For most of the history of fraud defense, the constraint was engineering. Shipping a new rule, model, or feature meant development queues, release cycles, and integration projects. Weeks passed between insight and protection. That constraint has largely dissolved. Modern ML infrastructure, real-time feature stores, streaming platforms, and structured rule runtimes have made deployment fast: once a team knows what to detect, expressing and shipping it is measured in hours.

The core challenge has shifted from expression to discovery. The question is no longer how to write and deploy detection logic. It is how to know what needs to be written in the first place.

Fraud teams drown in device, behavioral, and transactional data while the malicious signal stays a needle in a growing haystack. Analysts spend their days reacting to alert queues instead of hunting the coordinated fraud rings beneath them. Supervised models are structurally blind to novel patterns until discovery hands them labels to learn from. Discovery remains where deployment was fifteen years ago: artisanal, slow, dependent on individual analysts, and invisible to governance. It is now the binding constraint on how fast an institution adapts to fraud, and through the cold-start dependency, on how fast everything downstream of it learns.

This paper examines why discovery has resisted automation. The obvious answers (black-box models, generic AI rule-writing, unsupervised data mining) each fail in a characteristic way. It then presents the ensemble of techniques we found necessary to automate discovery credibly: interpretable-by-construction mining, time-honest validation, statistical evidence grading, generation mechanically verified against evidence, outcome reconciliation that respects label latency, selection under analyst-capacity budgets, compounding pattern memory, and governance enforced in architecture rather than policy. No single technique closes the gap. The ensemble does.

These lessons are not theoretical. They come from building Autographer, our fraud-pattern discovery engine, and from the failures we hit along the way, several of which we document candidly here. But the argument stands apart from any product: institutions that industrialize discovery, under evidence a regulator can hold, will adapt at a speed that manual pattern-hunting cannot match.

Chapter 1

The Great Inversion

When deployment was the bottleneck

A decade ago, the fraud team that knew what to detect still waited on engineering to detect it.
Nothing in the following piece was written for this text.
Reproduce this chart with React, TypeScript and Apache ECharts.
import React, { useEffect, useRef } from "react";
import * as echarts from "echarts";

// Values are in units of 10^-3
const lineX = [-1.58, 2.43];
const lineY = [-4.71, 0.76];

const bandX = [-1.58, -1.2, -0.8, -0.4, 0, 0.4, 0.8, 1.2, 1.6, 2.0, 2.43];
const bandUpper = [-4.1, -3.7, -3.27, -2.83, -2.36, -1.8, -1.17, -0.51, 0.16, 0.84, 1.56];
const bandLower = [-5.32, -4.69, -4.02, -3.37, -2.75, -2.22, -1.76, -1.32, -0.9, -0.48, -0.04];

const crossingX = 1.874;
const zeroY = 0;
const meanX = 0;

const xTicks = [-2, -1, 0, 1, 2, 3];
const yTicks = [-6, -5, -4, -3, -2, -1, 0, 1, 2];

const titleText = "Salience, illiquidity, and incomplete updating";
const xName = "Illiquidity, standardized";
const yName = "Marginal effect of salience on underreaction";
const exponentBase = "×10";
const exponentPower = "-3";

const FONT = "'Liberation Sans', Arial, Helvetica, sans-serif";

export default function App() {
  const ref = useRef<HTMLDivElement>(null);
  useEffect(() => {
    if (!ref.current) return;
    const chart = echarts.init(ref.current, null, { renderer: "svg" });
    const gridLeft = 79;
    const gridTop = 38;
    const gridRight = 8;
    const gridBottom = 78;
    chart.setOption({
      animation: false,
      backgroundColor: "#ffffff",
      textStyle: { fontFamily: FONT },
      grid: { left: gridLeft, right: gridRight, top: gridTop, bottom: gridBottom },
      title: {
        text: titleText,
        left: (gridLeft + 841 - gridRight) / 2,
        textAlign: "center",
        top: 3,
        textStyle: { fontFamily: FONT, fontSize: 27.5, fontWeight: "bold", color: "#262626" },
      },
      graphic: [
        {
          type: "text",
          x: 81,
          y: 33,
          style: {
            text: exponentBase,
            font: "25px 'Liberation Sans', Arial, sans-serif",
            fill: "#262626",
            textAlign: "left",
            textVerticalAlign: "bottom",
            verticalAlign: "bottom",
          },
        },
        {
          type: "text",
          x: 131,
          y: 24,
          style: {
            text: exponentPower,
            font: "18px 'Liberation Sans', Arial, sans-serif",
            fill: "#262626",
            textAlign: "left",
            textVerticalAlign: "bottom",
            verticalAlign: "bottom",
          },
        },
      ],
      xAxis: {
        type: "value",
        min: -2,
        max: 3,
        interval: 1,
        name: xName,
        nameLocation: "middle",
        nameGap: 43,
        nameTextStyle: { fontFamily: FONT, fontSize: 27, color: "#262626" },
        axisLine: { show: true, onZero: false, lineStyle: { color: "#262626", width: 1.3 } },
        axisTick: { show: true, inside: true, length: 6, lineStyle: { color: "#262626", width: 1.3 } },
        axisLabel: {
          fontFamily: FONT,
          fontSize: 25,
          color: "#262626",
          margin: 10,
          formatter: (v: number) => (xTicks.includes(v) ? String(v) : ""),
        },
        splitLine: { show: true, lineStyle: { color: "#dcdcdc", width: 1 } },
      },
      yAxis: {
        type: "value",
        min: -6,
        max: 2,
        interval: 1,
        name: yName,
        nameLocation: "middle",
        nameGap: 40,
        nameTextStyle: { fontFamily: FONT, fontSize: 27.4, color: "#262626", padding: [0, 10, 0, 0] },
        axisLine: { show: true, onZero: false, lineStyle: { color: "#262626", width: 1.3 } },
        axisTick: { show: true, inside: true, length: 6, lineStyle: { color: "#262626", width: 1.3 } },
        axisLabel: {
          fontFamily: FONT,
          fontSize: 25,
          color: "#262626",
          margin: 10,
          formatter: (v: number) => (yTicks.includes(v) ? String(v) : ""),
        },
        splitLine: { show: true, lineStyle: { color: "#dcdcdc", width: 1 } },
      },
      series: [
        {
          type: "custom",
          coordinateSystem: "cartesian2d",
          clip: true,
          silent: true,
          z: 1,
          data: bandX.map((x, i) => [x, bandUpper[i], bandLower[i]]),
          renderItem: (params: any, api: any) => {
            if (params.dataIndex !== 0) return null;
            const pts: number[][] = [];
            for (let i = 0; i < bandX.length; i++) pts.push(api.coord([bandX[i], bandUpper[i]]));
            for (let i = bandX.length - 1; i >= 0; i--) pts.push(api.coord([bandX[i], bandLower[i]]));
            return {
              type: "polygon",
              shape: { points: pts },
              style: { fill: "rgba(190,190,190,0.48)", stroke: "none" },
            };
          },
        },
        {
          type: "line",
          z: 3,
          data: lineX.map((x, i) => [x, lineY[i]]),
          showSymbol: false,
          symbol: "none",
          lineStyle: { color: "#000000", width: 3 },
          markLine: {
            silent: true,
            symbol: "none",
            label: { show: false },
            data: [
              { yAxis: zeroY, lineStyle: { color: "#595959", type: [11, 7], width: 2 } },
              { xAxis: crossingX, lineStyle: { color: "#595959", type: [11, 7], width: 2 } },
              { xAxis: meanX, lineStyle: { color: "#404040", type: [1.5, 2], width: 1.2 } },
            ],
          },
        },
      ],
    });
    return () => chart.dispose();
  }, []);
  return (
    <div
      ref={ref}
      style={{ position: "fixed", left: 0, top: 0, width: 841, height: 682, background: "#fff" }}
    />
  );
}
Rules lived in code. Models lived in quarterly release trains. A new feature meant a data-engineering project. The industry responded, and the response worked: real-time feature stores serve fresh aggregates in milliseconds, model platforms retrain and ship continuously, and structured rule runtimes (FLM-class systems among them) compile analyst intent into deterministic, auditable execution within minutes. Expression is solved infrastructure.

The queue moved upstream

Deployment speed did not eliminate the delay between attack and defense. It relocated it. The weeks now sit before the first line of logic is written.

Data deluge, insight drought. Fraud teams are drowning in device, behavioral, and transactional data, and every new channel or signal provider deepens the pile. The malicious signal is in there somewhere. Finding it by hand is a needle-in-a-haystack search where the haystack grows faster than any team can staff.
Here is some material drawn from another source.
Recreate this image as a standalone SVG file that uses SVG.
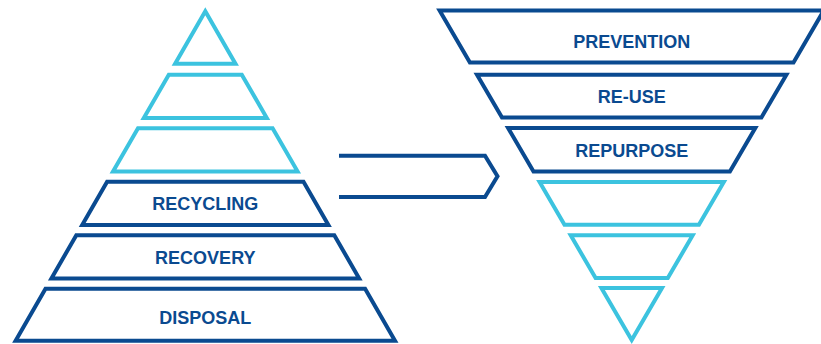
<svg xmlns="http://www.w3.org/2000/svg" width="821" height="344" viewBox="0 0 821 344">
<style>
.dark{fill:none;stroke:#0A4A90;stroke-width:4;stroke-linejoin:miter;stroke-miterlimit:10}
.light{fill:none;stroke:#3CC3DF;stroke-width:4;stroke-linejoin:miter;stroke-miterlimit:10}
.lbl{font-family:"Liberation Sans",Arial,sans-serif;font-weight:bold;font-size:18px;fill:#0A4A90;text-anchor:middle}
</style>
<rect width="821" height="344" fill="#ffffff"/>
<g id="left-pyramid">
  <g id="l-tier1"><polygon class="light" points="205.3,11.3 235.5,63.7 175.1,63.7"/></g>
  <g id="l-tier2"><polygon class="light" points="168.8,74.7 241.8,74.7 266.8,118 143.8,118"/></g>
  <g id="l-tier3"><polygon class="light" points="138,128.2 272.6,128.2 297.6,171.5 113,171.5"/></g>
  <g id="recycling"><polygon class="dark" points="107.1,181.7 303.5,181.7 328.4,225 82.2,225"/><text class="lbl" x="205.3" y="210">RECYCLING</text></g>
  <g id="recovery"><polygon class="dark" points="76.3,235.2 334.3,235.2 359.2,278.5 51.4,278.5"/><text class="lbl" x="205.3" y="264">RECOVERY</text></g>
  <g id="disposal"><polygon class="dark" points="45.5,288.7 365.1,288.7 395,340.7 15.6,340.7"/><text class="lbl" x="205.3" y="323.5">DISPOSAL</text></g>
</g>
<g id="right-pyramid">
  <g id="prevention"><polygon class="dark" points="439.6,10.5 823.8,10.5 793.5,62.5 469.9,62.5"/><text class="lbl" x="631.7" y="48">PREVENTION</text></g>
  <g id="re-use"><polygon class="dark" points="477,74.7 786.4,74.7 761.4,117.5 502,117.5"/><text class="lbl" x="631.7" y="102.5">RE-USE</text></g>
  <g id="repurpose"><polygon class="dark" points="508.1,128 755.3,128 729.9,171.5 533.5,171.5"/><text class="lbl" x="631.7" y="157">REPURPOSE</text></g>
  <g id="r-tier4"><polygon class="light" points="539.6,182 723.8,182 698.9,224.7 564.5,224.7"/></g>
  <g id="r-tier5"><polygon class="light" points="570.7,235.3 692.7,235.3 667.8,278 595.6,278"/></g>
  <g id="r-tier6"><polygon class="light" points="601.4,288 662,288 631.7,340"/></g>
</g>
<g id="connectors">
  <polyline class="dark" points="339,155.7 485,155.7 497.5,176.3 485,197 339,197"/>
</g>
</svg>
Discovery is artisanal. Patterns are found by analysts with SQL, dashboards, and intuition. The craft is real, but it scales with headcount, walks out the door with attrition, and cannot run overnight.

Analysts are trapped in the reactive loop. Review queues are flooded. The working day goes to triaging alerts from existing rules, which leaves no capacity for the proactive work that matters most: hunting the underlying, coordinated fraud rings whose patterns no current rule describes. The team that should be discovering is fully booked reacting.
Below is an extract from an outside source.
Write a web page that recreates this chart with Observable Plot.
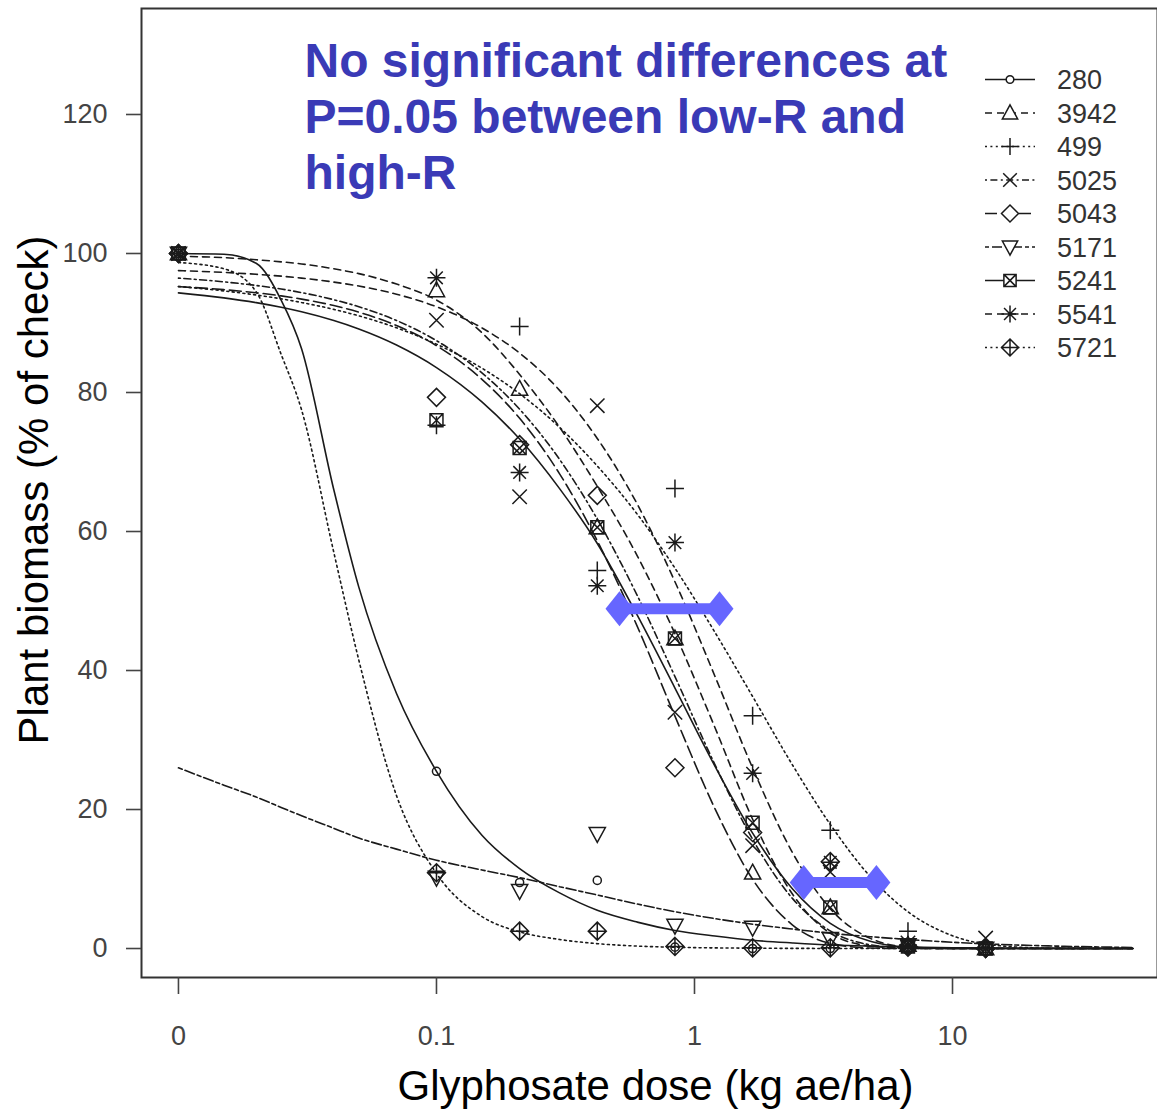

Discovery is unbudgeted. Every fraud team keeps an informal backlog of "we should write a rule for that." Attack campaigns end before their rules ship, not because deployment is slow but because discovery never started.

Discovery is invisible to governance. When an examiner asks why a rule exists and what evidence supports it, the discovery work that justified the rule usually lives in a former analyst's memory and an abandoned notebook. The most consequential step in the control lifecycle leaves the thinnest artifact.

Discovery decays silently. The mirror image of finding new patterns is noticing that old ones stopped working. Almost no institution re-measures deployed rules against outcomes systematically, so alert queues fill with the residue of rules nobody re-validated.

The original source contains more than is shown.